Junto al espejo de la coqueta, junto a Aegis, otro personaje se vuelve fundamental: un Pitágoras pintado, que permanece en el húmedo sótano, que como cualquier otro cuadro, no se vende. Aunque no es Pitágoras, es el número. Estamos ante doce capítulos, simétricos, en dos grupos de seis: reflejo un grupo del otro. El Doce (1+2=3) que es múltiplo de tres. El seis que es divisor de 12, múltiplo de 3 y primer número perfecto pitagórico, es decir, primer número que es resultado de la suma de sus divisores, número que representa la procreación y la familia. Tres mujeres o tres parcas, tres nietos, tres estaciones -Grande, Esperanza, Chiquita-, es el tres la unidad y dominio del espíritu sobre la materia, la trinidad del tiempo -pasado, presente, futuro- con la que juega la novela, y también el plano, el mundo, la armonía -como entiende la novela el concepto de «simetría». El tres, a su vez, representa el triángulo, primera figura perfecta, primera perfección, por ejemplo, el triángulo equilátero: la sagrada tetraktys (1+2+3+4=10=1+0=1) formada por 10 puntos que son la unidad, con su pentagrama místico inscrito, la estrella de cinco puntas (3+2=5) que representa al hombre y el imperio del espíritu sobre la materia -volvemos al tres-; pentagrama, símbolo de la salud, que se forma trazando las diagonales de un pentágono regular, o lo que es lo mismo, con tres triángulos isosceles -volvemos al triángulo, volvemos al 3-. Pero el cinco tiene mayor importancia pues es el número menor cuyo cuadrado es igual a la suma de sus catetos, origen del primer triángulo rectángulo, divino para los pitagóricos, símbolo del matrimonio, centro de la tetraktys. El cinco -matrimonio, lo másculino y lo femenino-, número circular como el seis -procreación y familia-, como Ariza: porque sus potencias vuelven a él.

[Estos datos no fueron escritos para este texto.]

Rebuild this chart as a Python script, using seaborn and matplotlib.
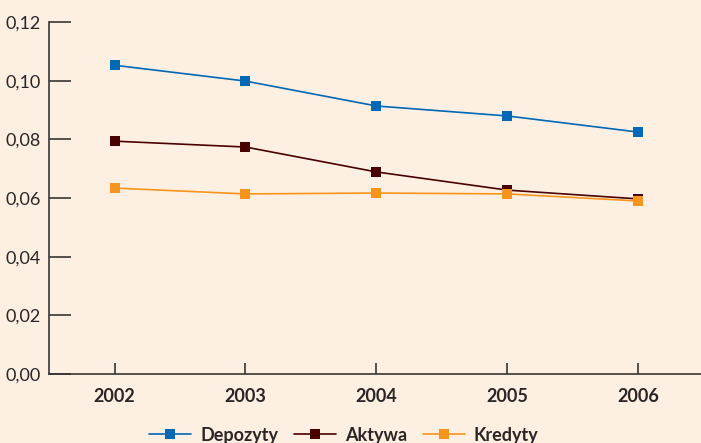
import numpy as np
import pandas as pd
import matplotlib.pyplot as plt
import matplotlib.ticker as mticker
import seaborn as sns

# dane z wykresu
lata = [2002, 2003, 2004, 2005, 2006]
depozyty = [0.1053, 0.0999, 0.0914, 0.0880, 0.0825]
aktywa = [0.0794, 0.0774, 0.0689, 0.0627, 0.0597]
kredyty = [0.0634, 0.0614, 0.0617, 0.0614, 0.0590]
serie = ['Depozyty', 'Aktywa', 'Kredyty']
kolory = {'Depozyty': '#0068b4', 'Aktywa': '#4a0000', 'Kredyty': '#f7941d'}

df = pd.DataFrame({
    'rok': lata * 3,
    'wartosc': depozyty + aktywa + kredyty,
    'seria': np.repeat(serie, len(lata)),
})

tlo = '#fdf0e2'
sns.set_style('white')
plt.rcParams['font.family'] = ['Lato', 'DejaVu Sans']

fig = plt.figure(figsize=(7.01, 4.43), dpi=100, facecolor=tlo)
ax = fig.add_axes([0.07, 0.156, 0.93, 0.794])
ax.set_facecolor(tlo)

sns.lineplot(data=df, x='rok', y='wartosc', hue='seria', style='seria',
             palette=kolory, markers={s: 's' for s in serie}, dashes=False,
             markersize=7.5, markeredgewidth=0, linewidth=1.2, ax=ax)

ax.set_xlim(2001.5, 2006.48)
ax.set_ylim(0, 0.12)
ax.set_xticks(lata)
ax.set_yticks(np.arange(0, 0.121, 0.02))
ax.yaxis.set_major_formatter(mticker.FuncFormatter(lambda v, p: f'{v:.2f}'.replace('.', ',')))
ax.set_xlabel('')
ax.set_ylabel('')

for s in ['top', 'right']:
    ax.spines[s].set_visible(False)
for s in ['left', 'bottom']:
    ax.spines[s].set_color('#3a3535')
    ax.spines[s].set_linewidth(1.2)

ax.tick_params(axis='y', left=True, direction='in', length=16, width=1.2, color='#3a3535',
               labelsize=13, labelcolor='#2b2526', pad=6)
ax.tick_params(axis='x', bottom=True, direction='in', length=8, width=1.2, color='#3a3535',
               labelsize=13, labelcolor='#2b2526', pad=10)
for t in ax.get_xticklabels():
    t.set_fontweight('bold')

h, l = ax.get_legend_handles_labels()
ax.get_legend().remove()
leg = fig.legend(h, l, loc='center', bbox_to_anchor=(344 / 701, 1 - 435 / 443),
                 ncol=3, frameon=False, fontsize=13, handlelength=2.3,
                 columnspacing=0.9, handletextpad=0.5, borderaxespad=0, borderpad=0)
for t in leg.get_texts():
    t.set_fontweight('bold')
    t.set_color('#2b2526')

fig.savefig('out.png', dpi=100, facecolor=tlo)
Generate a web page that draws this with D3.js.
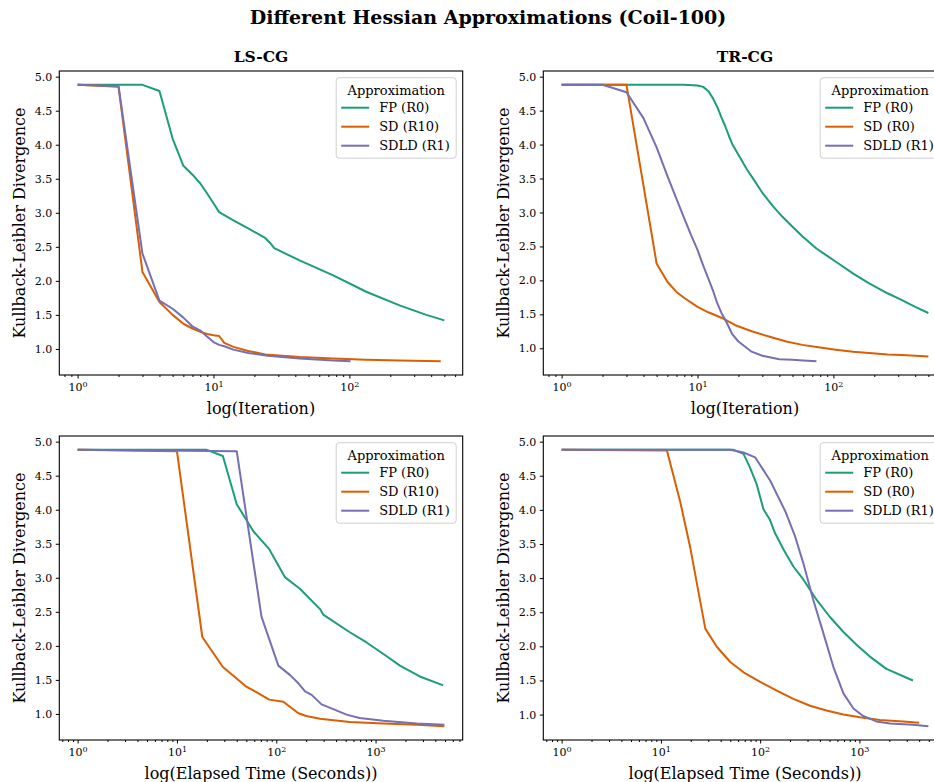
<!DOCTYPE html>
<html>
<head>
<meta charset="utf-8">
<title>Different Hessian Approximations (Coil-100)</title>
<script src="https://cdn.jsdelivr.net/npm/d3@7"></script>
<style>
    body { margin: 0; background: #fff; }
    svg { font-family: "DejaVu Serif", serif; }
    .tick line { stroke: #000; }
    .tick text { fill: #000; font-size: 11px; font-family: "DejaVu Serif", serif; }
</style>
</head>
<body>
<script>

// series labels for each solver
var lsNames = ["FP (R0)", "SD (R10)", "SDLD (R1)"];
var trNames = ["FP (R0)", "SD (R0)", "SDLD (R1)"];
var colors = ["#1b9e77", "#d95f02", "#7570b3"];
var yTicks = [1.0, 1.5, 2.0, 2.5, 3.0, 3.5, 4.0, 4.5, 5.0];

// LS-CG, x = iteration
var lsIterFP = [[1,4.88],[2,4.88],[3,4.88],[4,4.79],[5,4.09],[6,3.69],[7,3.56],[8,3.43],[9,3.28],[10,3.14],[11,3.01],[14,2.89],[18,2.77],[24,2.63],[26,2.56],[28,2.48],[43,2.30],[76,2.08],[133,1.84],[234,1.64],[368,1.50],[500,1.42]];
var lsIterSD = [[1,4.88],[2,4.85],[3,2.13],[4,1.69],[5,1.50],[6,1.37],[7,1.30],[8,1.25],[9,1.22],[10,1.20],[11,1.19],[12,1.09],[14,1.03],[18,0.97],[24,0.92],[43,0.88],[76,0.86],[133,0.84],[234,0.83],[470,0.82]];
var lsIterSDLD = [[1,4.88],[2,4.86],[3,2.40],[4,1.71],[5,1.59],[6,1.46],[7,1.33],[8,1.27],[9,1.18],[10,1.10],[11,1.06],[12,1.04],[14,0.99],[18,0.94],[25,0.90],[43,0.86],[76,0.83],[102,0.82]];

// TR-CG, x = iteration
var trIterFP = [[1,4.88],[2,4.88],[3,4.88],[5,4.88],[8,4.88],[10,4.87],[11,4.85],[12,4.79],[13,4.68],[14,4.55],[15,4.40],[16,4.27],[17,4.13],[18,4.01],[20,3.85],[23,3.64],[26,3.48],[30,3.29],[36,3.09],[42,2.94],[50,2.79],[59,2.65],[75,2.47],[90,2.36],[105,2.27],[140,2.10],[182,1.96],[250,1.81],[320,1.71],[400,1.61],[500,1.52]];
var trIterSD = [[1,4.88],[2,4.88],[3,4.88],[5,2.25],[6,1.98],[7,1.83],[8,1.74],[10,1.61],[12,1.53],[15,1.45],[19,1.34],[25,1.25],[34,1.17],[45,1.10],[59,1.05],[80,1.01],[104,0.98],[140,0.95],[183,0.93],[250,0.91],[320,0.90],[500,0.88]];
var trIterSDLD = [[1,4.88],[2,4.88],[3,4.77],[4,4.39],[5,3.96],[6,3.54],[7,3.20],[8,2.91],[9,2.66],[10,2.45],[11,2.22],[12,2.03],[13,1.85],[14,1.66],[15,1.52],[16,1.42],[18,1.21],[20,1.10],[25,0.95],[30,0.89],[40,0.84],[50,0.83],[60,0.82],[75,0.81]];

// LS-CG, x = elapsed seconds
var lsTimeFP = [[1,4.88],[20,4.88],[29,4.79],[40,4.08],[59,3.68],[85,3.42],[122,3.01],[173,2.84],[276,2.54],[297,2.46],[550,2.20],[812,2.05],[1200,1.88],[1760,1.71],[2790,1.55],[4800,1.42]];
var lsTimeSD = [[1,4.88],[10,4.86],[18,2.13],[29,1.69],[37,1.56],[50,1.40],[63,1.32],[85,1.21],[118,1.18],[167,1.01],[200,0.97],[276,0.93],[550,0.88],[1200,0.86],[2600,0.84],[4930,0.82]];
var lsTimeSDLD = [[1,4.88],[40,4.86],[71,2.43],[105,1.71],[138,1.57],[167,1.45],[195,1.33],[227,1.28],[286,1.14],[375,1.07],[510,0.99],[690,0.94],[1200,0.90],[2600,0.86],[4930,0.84]];

// TR-CG, x = elapsed seconds
var trTimeFP = [[1,4.88],[54,4.88],[68,4.82],[79,4.62],[92,4.38],[108,4.01],[125,3.86],[141,3.66],[172,3.42],[216,3.17],[272,2.98],[371,2.68],[505,2.43],[690,2.21],[940,2.02],[1275,1.85],[1870,1.67],[3460,1.50]];
var trTimeSD = [[1,4.88],[11.5,4.87],[15.7,4.11],[19.8,3.44],[28,2.26],[36.7,1.99],[50,1.77],[68,1.62],[100,1.48],[147,1.35],[216,1.23],[318,1.13],[466,1.06],[690,1.00],[1010,0.96],[1607,0.92],[2760,0.90],[4000,0.88]];
var trTimeSDLD = [[1,4.88],[50,4.88],[68,4.84],[89,4.77],[126,4.43],[179,3.98],[225,3.61],[272,3.22],[343,2.68],[434,2.19],[546,1.70],[690,1.31],[870,1.09],[1090,0.98],[1480,0.90],[2040,0.87],[3460,0.85],[4950,0.83]];

var W = 934, H = 782;
var panelW = 403.4, panelH = 304;

var panels = [
    { left: 59.3,  top: 71,  title: "LS-CG", xlabel: "log(Iteration)", names: lsNames, series: [lsIterFP, lsIterSD, lsIterSDLD] },
    { left: 543.3, top: 71,  title: "TR-CG", xlabel: "log(Iteration)", names: trNames, series: [trIterFP, trIterSD, trIterSDLD] },
    { left: 59.3,  top: 436, title: null, xlabel: "log(Elapsed Time (Seconds))", names: lsNames, series: [lsTimeFP, lsTimeSD, lsTimeSDLD] },
    { left: 543.3, top: 436, title: null, xlabel: "log(Elapsed Time (Seconds))", names: trNames, series: [trTimeFP, trTimeSD, trTimeSDLD] }
];

var svg = d3.select("body").append("svg")
    .attr("width", W)
    .attr("height", H);

svg.append("text")
    .attr("x", 488)
    .attr("y", 24)
    .attr("text-anchor", "middle")
    .attr("font-weight", "bold")
    .attr("font-size", "19px")
    .text("Different Hessian Approximations (Coil-100)");

// matplotlib style 5% margins (in log space for x)
function logDomain(xs) {
    var lo = Math.log10(d3.min(xs)), hi = Math.log10(d3.max(xs)), m = (hi - lo) * 0.05;
    return [Math.pow(10, lo - m), Math.pow(10, hi + m)];
}
function linDomain(ys) {
    var lo = d3.min(ys), hi = d3.max(ys), m = (hi - lo) * 0.05;
    return [lo - m, hi + m];
}

panels.forEach(function(p) {
    var all = d3.merge(p.series);
    var x = d3.scaleLog().domain(logDomain(all.map(function(d) { return d[0]; }))).range([0, panelW]);
    var y = d3.scaleLinear().domain(linDomain(all.map(function(d) { return d[1]; }))).range([panelH, 0]);

    var g = svg.append("g").attr("transform", "translate(" + p.left + "," + p.top + ")");

    // ticks
    var dom = x.domain();
    var majors = [], minors = [];
    for (var e = Math.floor(Math.log10(dom[0])); e <= Math.ceil(Math.log10(dom[1])); e++) {
        for (var k = 1; k < 10; k++) {
            var v = k * Math.pow(10, e);
            if (v < dom[0] || v > dom[1]) continue;
            if (k == 1) majors.push(v); else minors.push(v);
        }
    }

    g.append("g")
        .attr("transform", "translate(0," + panelH + ")")
        .call(d3.axisBottom(x).tickValues(minors).tickSize(2).tickFormat(""))
        .call(function(a) { a.select(".domain").remove(); });

    var gx = g.append("g")
        .attr("transform", "translate(0," + panelH + ")")
        .call(d3.axisBottom(x).tickValues(majors).tickSize(3.5).tickPadding(4.5).tickFormat(function() { return "10"; }));
    gx.select(".domain").remove();
    gx.selectAll(".tick text").each(function(d) {
        d3.select(this).append("tspan")
            .attr("dy", "-0.45em")
            .attr("font-size", "8px")
            .text(Math.round(Math.log10(d)));
    });

    var gy = g.append("g")
        .call(d3.axisLeft(y).tickValues(yTicks).tickSize(3.5).tickPadding(3.5).tickFormat(d3.format(".1f")));
    gy.select(".domain").remove();

    // lines
    var line = d3.line()
        .x(function(d) { return x(d[0]); })
        .y(function(d) { return y(d[1]); });

    p.series.forEach(function(s, i) {
        g.append("path")
            .datum(s)
            .attr("fill", "none")
            .attr("stroke", colors[i])
            .attr("stroke-width", 2)
            .attr("stroke-linejoin", "round")
            .attr("d", line);
    });

    // frame
    g.append("rect")
        .attr("width", panelW)
        .attr("height", panelH)
        .attr("fill", "none")
        .attr("stroke", "#000")
        .attr("stroke-width", 1.1);

    // labels
    if (p.title) {
        g.append("text")
            .attr("x", panelW / 2)
            .attr("y", -9)
            .attr("text-anchor", "middle")
            .attr("font-weight", "bold")
            .attr("font-size", "15.5px")
            .text(p.title);
    }
    g.append("text")
        .attr("x", panelW / 2)
        .attr("y", panelH + 39)
        .attr("text-anchor", "middle")
        .attr("font-size", "16px")
        .text(p.xlabel);
    g.append("text")
        .attr("transform", "translate(-34," + (panelH / 2) + ") rotate(-90)")
        .attr("text-anchor", "middle")
        .attr("font-size", "16px")
        .text("Kullback-Leibler Divergence");

    // legend
    var lg = g.append("g").attr("transform", "translate(" + (panelW - 126.5) + ",6.7)");
    lg.append("rect")
        .attr("width", 120)
        .attr("height", 80.5)
        .attr("rx", 3)
        .attr("fill", "#fff")
        .attr("fill-opacity", 0.8)
        .attr("stroke", "#d0d0d0");
    lg.append("text")
        .attr("x", 60)
        .attr("y", 17)
        .attr("text-anchor", "middle")
        .attr("font-size", "13px")
        .text("Approximation");
    p.names.forEach(function(n, i) {
        var yy = 30 + i * 19;
        lg.append("line")
            .attr("x1", 5).attr("x2", 33)
            .attr("y1", yy).attr("y2", yy)
            .attr("stroke", colors[i])
            .attr("stroke-width", 2);
        lg.append("text")
            .attr("x", 43)
            .attr("y", yy + 4.5)
            .attr("font-size", "13px")
            .text(n);
    });
});

</script>
</body>
</html>
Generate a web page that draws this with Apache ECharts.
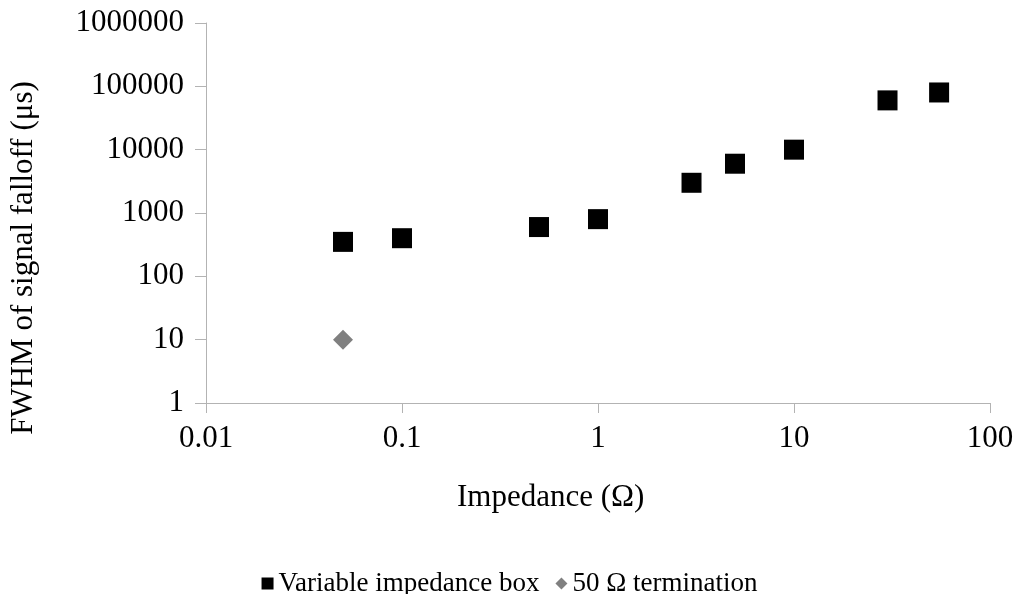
<!DOCTYPE html>
<html>
<head>
<meta charset="utf-8">
<script src="https://cdn.jsdelivr.net/npm/echarts@6/dist/echarts.min.js"></script>
<style>
  html, body { margin: 0; padding: 0; background: #fff; }
  #chart { width: 1019px; height: 594px; }
</style>
</head>
<body>
<div id="chart"></div>
<script>
// Impedance (Ω) of each setting of the variable box
const boxImpedance = [0.05, 0.1, 0.5, 1, 3, 5, 10, 30, 55];
// FWHM of signal falloff (µs) for each box setting
const boxFwhm = [350, 400, 600, 800, 3000, 6000, 10000, 60000, 80000];
// 50 Ω termination measurement
const termImpedance = [0.05];
const termFwhm = [10];

const seriesNames = ['Variable impedance box', '50 Ω termination'];
const xTitle = 'Impedance (Ω)';
const yTitle = 'FWHM of signal falloff (μs)';

const FONT = '"Liberation Serif", "Times New Roman", serif';
const AXIS_GRAY = '#b3b3b3';

const pairs = (xs, ys) => xs.map((x, i) => [x, ys[i]]);
const fmt = v => String(+Number(v).toPrecision(6));

const chart = echarts.init(document.getElementById('chart'), null, { renderer: 'canvas' });

chart.setOption({
  backgroundColor: '#ffffff',
  animation: false,
  textStyle: { fontFamily: FONT },
  grid: { left: 206, right: 29, top: 23, bottom: 191, containLabel: false },
  title: [
    {
      text: xTitle,
      left: 452, top: 477,
      textStyle: { fontFamily: FONT, fontSize: 31, fontWeight: 'normal', color: '#000' }
    }
  ],
  graphic: [
    {
      type: 'text',
      x: 24,
      y: 258,
      rotation: Math.PI / 2,
      style: {
        text: yTitle,
        fill: '#000',
        font: '31px ' + FONT,
        align: 'center',
        verticalAlign: 'middle'
      }
    }
  ],
  xAxis: {
    type: 'log',
    logBase: 10,
    min: 0.01,
    max: 100,
    axisLine: { show: true, lineStyle: { color: AXIS_GRAY, width: 1 } },
    axisTick: { show: true, length: 10, lineStyle: { color: AXIS_GRAY } },
    minorTick: { show: false },
    splitLine: { show: false },
    axisLabel: {
      formatter: fmt, fontFamily: FONT, fontSize: 31, color: '#000', margin: 20
    }
  },
  yAxis: {
    type: 'log',
    logBase: 10,
    min: 1,
    max: 1000000,
    axisLine: { show: true, lineStyle: { color: AXIS_GRAY, width: 1 } },
    axisTick: { show: true, length: 11, lineStyle: { color: AXIS_GRAY } },
    splitLine: { show: false },
    axisLabel: {
      formatter: fmt, fontFamily: FONT, fontSize: 31, color: '#000', margin: 22
    }
  },
  legend: {
    top: 565,
    left: 'center',
    itemWidth: 12,
    itemHeight: 12,
    itemGap: 16,
    textStyle: { fontFamily: FONT, fontSize: 27, color: '#000' },
    data: [
      { name: seriesNames[0], icon: 'rect' },
      { name: seriesNames[1], icon: 'diamond' }
    ]
  },
  series: [
    {
      name: seriesNames[0],
      type: 'scatter',
      symbol: 'rect',
      symbolSize: 20,
      itemStyle: { color: '#000000', opacity: 1 },
      data: pairs(boxImpedance, boxFwhm)
    },
    {
      name: seriesNames[1],
      type: 'scatter',
      symbol: 'diamond',
      symbolSize: 20,
      itemStyle: { color: '#808080', opacity: 1 },
      data: pairs(termImpedance, termFwhm)
    }
  ]
});
</script>
</body>
</html>
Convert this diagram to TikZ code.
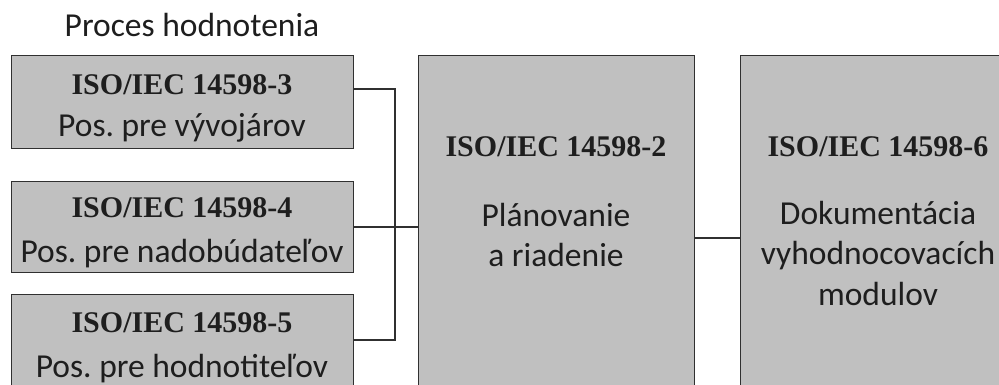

Quiero afirmar con todo ello algo tan simple como que en Ariza de Isabel y Martín triunfa el espíritu, o, como me firma Isabel:

Ariza signfica «Esperanza». Es el tren que lleva a esa estación que es el principio de la vuelta, el momento en que todos nos encontraremos.

¿Será todo número, como afirmaban los pitagóricos? ¿Será verdad que la naturaleza se escribe con caracteres matemáticos, como enseñaba Galileo? ¿Será un tren que vuelve, vida, en el plano del mundo donde suceden matrimonios y procreaciones, y donde ha de triunfar el espíritu?